In 1886, he married Edith Carow. They had five children: Theodore Roosevelt, Jr., Kermit Roosevelt, Ethel Carow Roosevelt, Archibald Roosevelt, and Quentin Roosevelt. Although Roosevelt's father was also named Theodore Roosevelt, he died while the future president was still childless and unmarried, and the future President Roosevelt took the suffix of Sr. and subsequently named his son Theodore Roosevelt, Jr. Because Roosevelt was still alive when his grandson and namesake were born, said grandson was named Theodore Roosevelt III, and consequently the president's son retained the Jr. after his father's death.

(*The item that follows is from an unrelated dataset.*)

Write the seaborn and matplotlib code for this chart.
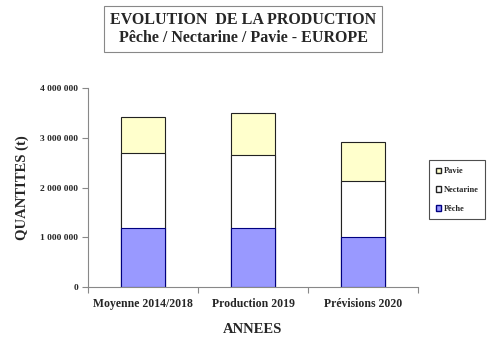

On January 16, 2001, President Bill Clinton posthumously awarded Theodore Roosevelt the Medal of Honor (highest U.S. honor), for his charge up San Juan Hill, in Cuba, during the Spanish-American War. The award was accepted on Roosevelt's behalf by his great-grandson, Tweed Roosevelt. The Roosevelts thus became one of only two father-son pairs to receive this honor. Roosevelt's eldest son, Brigadier General Theodore Roosevelt, Jr., was awarded the Medal of Honor for his heroism at Normandy, (France) during the D-Day invasion of June 6, 1944. The other pair was General Douglas MacArthur and his father, Civil War hero General Arthur MacArthur, Jr..
One of Roosevelt's most important accomplishments was the building of the Panama Canal. He was a firm believer in Captain Mahan's theory of sea power. His motivation for building the Panama Canal was to restore the Navy to be the best that it could be. "The canal,” Roosevelt said, "was the most important action done in foreign affairs during my Presidency. When no one would exercise efficient authority, I exercised it."
There were only five national parks when Theodore Roosevelt became president. During his presidency, he added five more parks and 18 national monuments. He wanted to preserve the beauty of the land for future generations, a concern that reflected his own interest in outdoor pursuits. Roosevelt earned a place for himself in the history of conservation. His passion for knowledge and for nature took him into Brazilian forests and to Africa's wide open spaces, and when mourning his first wife's death, it was ranching that enabled him to find a new interest in life. Author of 30 books, winner of a Nobel Peace Prize and of a posthumous Medal of Honor, he showed leadership in peace and in war.